The market doesn’t seem to notice, and investors don’t seem to care, but Fitbit Inc (FIT) very quietly moved into the wearables payment space this week by acquiring intellectual property and key personnel developed by the startup company Coin.
That said, FIT stock is already ridiculously cheap and has been kept lower due to negative investor sentiment.
While there will naturally be skepticism regarding whether Fitbit can make payments work with its hardware, the bigger underlying catalyst is that it represents a move into services that can reverse negative sentiment and allow FIT stock to realize its underlying value.

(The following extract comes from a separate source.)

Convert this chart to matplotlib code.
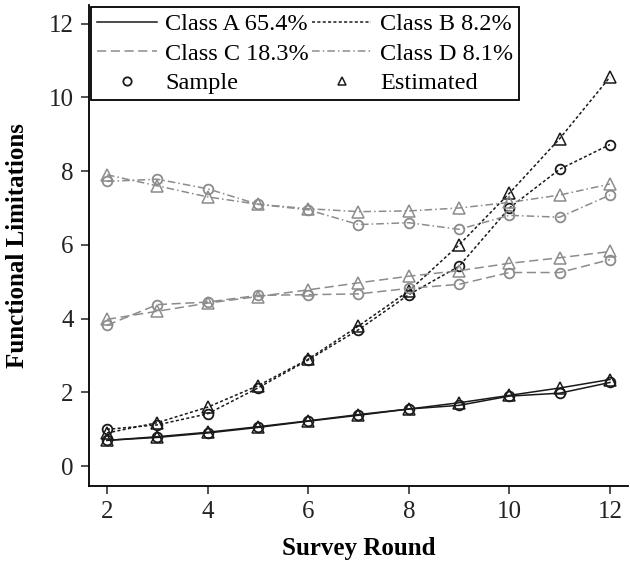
import matplotlib
matplotlib.use("Agg")
import matplotlib.pyplot as plt
from matplotlib.lines import Line2D

plt.rcParams['font.family'] = ['Liberation Serif', 'DejaVu Serif']

rounds = [2, 3, 4, 5, 6, 7, 8, 9, 10, 11, 12]

a_sample = [0.70, 0.78, 0.90, 1.05, 1.22, 1.38, 1.55, 1.65, 1.90, 1.98, 2.27]
a_est    = [0.70, 0.80, 0.92, 1.07, 1.23, 1.40, 1.55, 1.72, 1.92, 2.12, 2.35]

b_sample = [1.00, 1.12, 1.42, 2.12, 2.88, 3.70, 4.65, 5.42, 7.00, 8.05, 8.72]
b_est    = [0.90, 1.18, 1.60, 2.18, 2.90, 3.80, 4.75, 6.00, 7.40, 8.88, 10.55]

c_sample = [3.82, 4.38, 4.45, 4.63, 4.65, 4.67, 4.82, 4.93, 5.25, 5.25, 5.60]
c_est    = [3.98, 4.20, 4.42, 4.60, 4.78, 4.97, 5.15, 5.30, 5.50, 5.65, 5.82]

d_sample = [7.72, 7.78, 7.52, 7.10, 6.95, 6.55, 6.60, 6.42, 6.80, 6.75, 7.35]
d_est    = [7.90, 7.60, 7.30, 7.10, 6.98, 6.90, 6.92, 7.00, 7.15, 7.35, 7.65]

class_labels = ["Class A 65.4%", "Class B 8.2%", "Class C 18.3%", "Class D 8.1%"]

fig = plt.figure(figsize=(6.3, 5.62), dpi=100)
ax = fig.add_axes([0.141, 0.135, 0.856, 0.856])

black = "#1a1a1a"
gray = "#8c8c8c"
styles = [
    (a_sample, a_est, black, "-"),
    (b_sample, b_est, black, (0, (2, 1.5))),
    (c_sample, c_est, gray, (0, (6, 3))),
    (d_sample, d_est, gray, (0, (5, 2, 1, 2))),
]
for s, e, col, ls in styles:
    ax.plot(rounds, s, color=col, linestyle=ls, linewidth=1.1,
            marker='o', markersize=7, markerfacecolor='none',
            markeredgecolor=col, markeredgewidth=1.3)
    ax.plot(rounds, e, color=col, linestyle=ls, linewidth=1.1,
            marker='^', markersize=8, markerfacecolor='none',
            markeredgecolor=col, markeredgewidth=1.1)

ax.set_xlim(1.64, 12.36)
ax.set_ylim(-0.54, 12.5)
ax.set_xticks([2, 4, 6, 8, 10, 12])
ax.set_yticks([0, 2, 4, 6, 8, 10, 12])
ax.spines['top'].set_visible(False)
ax.spines['right'].set_visible(False)
ax.tick_params(direction='out', length=6, width=1.1, labelsize=18, colors='#222222', pad=5)
for sp in ['left', 'bottom']:
    ax.spines[sp].set_linewidth(1.3)
ax.set_xlabel("Survey Round", fontsize=18, fontweight='bold', labelpad=10)
ax.set_ylabel("Functional Limitations", fontsize=18, fontweight='bold', labelpad=14)

hA = Line2D([], [], color=black, linestyle="-", linewidth=1.1)
hB = Line2D([], [], color=black, linestyle=(0, (2, 1.5)), linewidth=1.1)
hC = Line2D([], [], color=gray, linestyle=(0, (6, 3)), linewidth=1.1)
hD = Line2D([], [], color=gray, linestyle=(0, (5, 2, 1, 2)), linewidth=1.1)
hS = Line2D([], [], color=black, linestyle='none', marker='o', markersize=6,
            markerfacecolor='none', markeredgewidth=1.3)
hE = Line2D([], [], color=black, linestyle='none', marker='^', markersize=6,
            markerfacecolor='none', markeredgewidth=1.1)

leg = ax.legend([hA, hC, hS, hB, hD, hE],
                [class_labels[0], class_labels[2], "Sample",
                 class_labels[1], class_labels[3], "Estimated"],
                ncol=2, loc='upper left', bbox_to_anchor=(91/630, 1 - 7/562),
                bbox_transform=fig.transFigure, fontsize=17.5, frameon=True,
                fancybox=False, edgecolor='black', framealpha=1,
                handlelength=2.45, handletextpad=0.35, columnspacing=0.12,
                labelspacing=0.31, borderpad=0.25, borderaxespad=0)
leg.get_frame().set_linewidth(1.3)

fig.savefig("out.png", dpi=100)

Investors Are Not Buying Hardware
If there’s one thing we have learned about technology over the past five years, it’s that investors no longer buy the long-term prospects of hardware sales.
Fitbit serves as proof: the company grew revenue 150% last year, is expected to grow 38% this year and has achieved this growth due to beating and raising its forecast in each quarter since going public last year. Hence, there is no hardware company that has performed better than Fitbit, yet FIT stock is down 52% since going public.
Just about all Big Tech companies that once relied on hardware sales have switched to a software-and-services subscription business model. This includes Microsoft Corporation (MSFT), Oracle Corporation (ORCL), SAP SE (ADR) (SAP) and just about every Big Data and cloud company in between.
What Does This Have to Do With Fitbit?
Clearly, Wall Street has big problems with how Fitbit does business, and it does not matter that Fitbit actually gained market share in the latter parts of 2015 and into 2016, despite new competition from the likes of Apple Inc. (AAPL), Alphabet Inc (GOOG, GOOGL) and Samsung (SSNLF) among others. Fitbit has established itself as the quintessential king of wearables, with its CEO understanding the industry and what consumers want better than any company out there.
However, when a company’s entire business model centers around launching newer, more expensive products that cannibalize the old lineup, the market becomes skittish.
In other words, the market is always looking ahead no matter how successful Fitbit is in the present, and always doubts regardless of how many quarters Fitbit raises guidance. For this reason, Fitbit must change, and the acquisition of this technology is step one.
What happens now is entirely up to Fibit and its management team.
What Fitbit Can Do
The company sold 4.8 million devices in the first quarter, and over two million were its newest products, the Alta and Blaze. The Blaze was the company’s first smartwatch, and because of its success, chances are that most new Fitbit products moving forward will be smart wearables, an industry growing far faster than basic wearables.
Once Fitbit implements payments, it then creates a channel to collect revenue from transactions, or to create revenue from new services that it offers. For example, the Blaze comes standard with four different screens that the user can choose from. Fitbit could develop a library of screens that show different data points with various designs and charge for that software the same way it charges users for interchangeable bands.
Another possibility is to expand the FitStar personal trainer program, which delivers workouts to users when requested. Fitbit already collects tons of data from its users, like 24-hour heart rate, sleep patterns, minutes of activity, food intake, water intake, and of course, calories burned. Fitbit could take FitStar to the next level with more personalized workouts and overall health and wellness plans based on the specific data it collects.
As a result, Fitbit would then become a services business with a recurring revenue stream.
And while the company has not yet disclosed its intent to go in this direction, the fact that it acquired payment technology, and plans to incorporate services into the Fitbit arsenal of features suggests that it is taking a much bigger interest in smart wearables and is preparing to launch services with future hardware.
If that happens, expect sentiment to reverse higher and for FIT stock to trade toward the multiples it rightfully deserves.
As of this writing, Brian Nichols was long FIT.